Containing a forest fire so that it doesn't burn down any houses is, like with a range fire, about all that can be hoped for. And to contain a fire, you remove its fuel. A guy who had fought fires in Yellowstone last summer told me about the process of building fire lines. When they approached a fire, they cut the branches off of trees in front of it so that the flames got smaller and smaller as they had less to burn. To finally halt the fire's progress they dug a ditch, only a couple feet wide, down to the mineral soil. By the time it got to the ditch the fire was only a couple feet high because there was so much less for it to burn, and it couldn't get over the ditch to the wood waiting on the other side.

The crew on the Swan Valley fire were excited about a low pressure system coming into the area in the next few days. The fire meteorologists at the National Weather service think it will bring snow, and that's good news for them. Not such good news for me, though.
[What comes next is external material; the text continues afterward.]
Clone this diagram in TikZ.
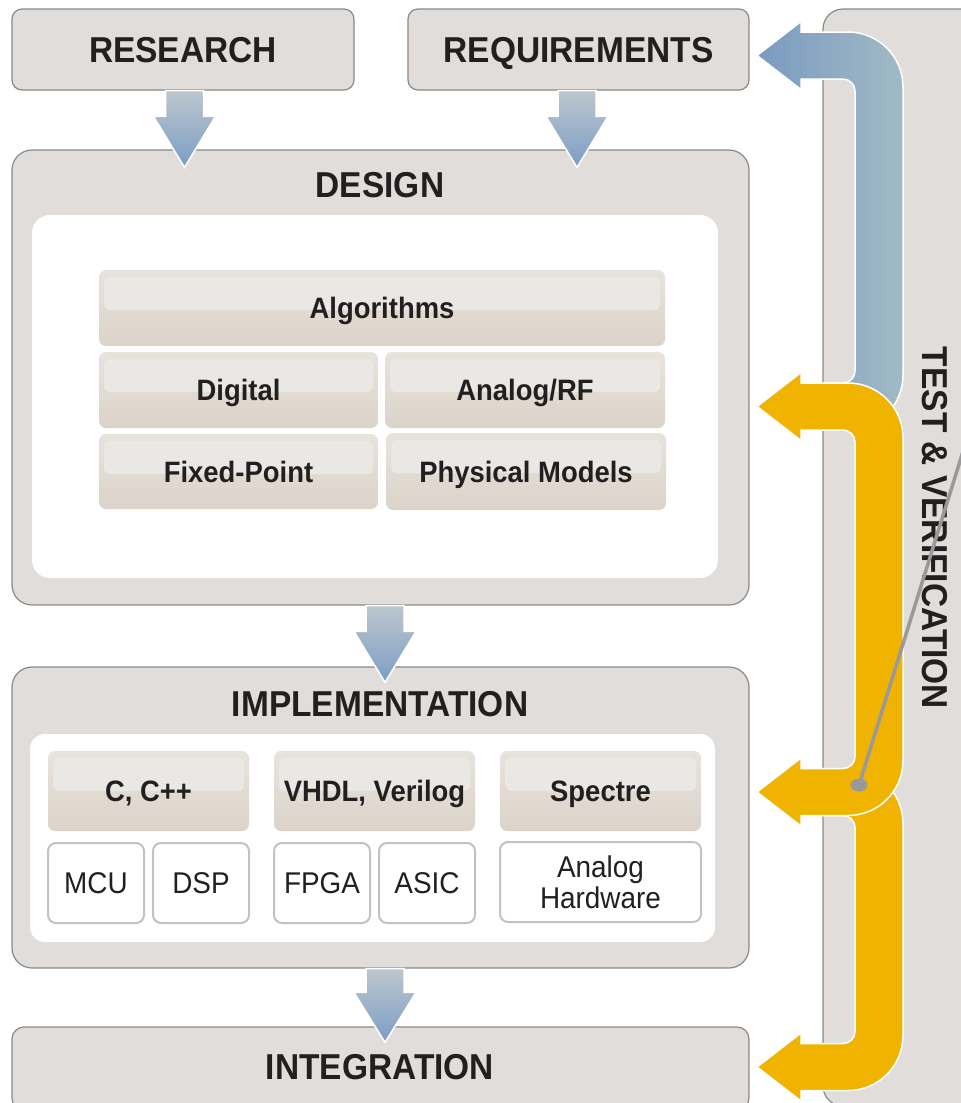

I'm leaving town tomorrow morning and heading into Idaho, out of the mountains, and hopefully away from the snow.

1 comment:

Anonymous said...

Tychia (my tall genderrific friend who visited Wes a while back and played rugby with us...wait, maybe you were abroad?) is from Missoula and worked on a forest crew!

are you still happy to be biking or are you getting tired of it? i'm in new york now, and i think of you as it's getting chillier here.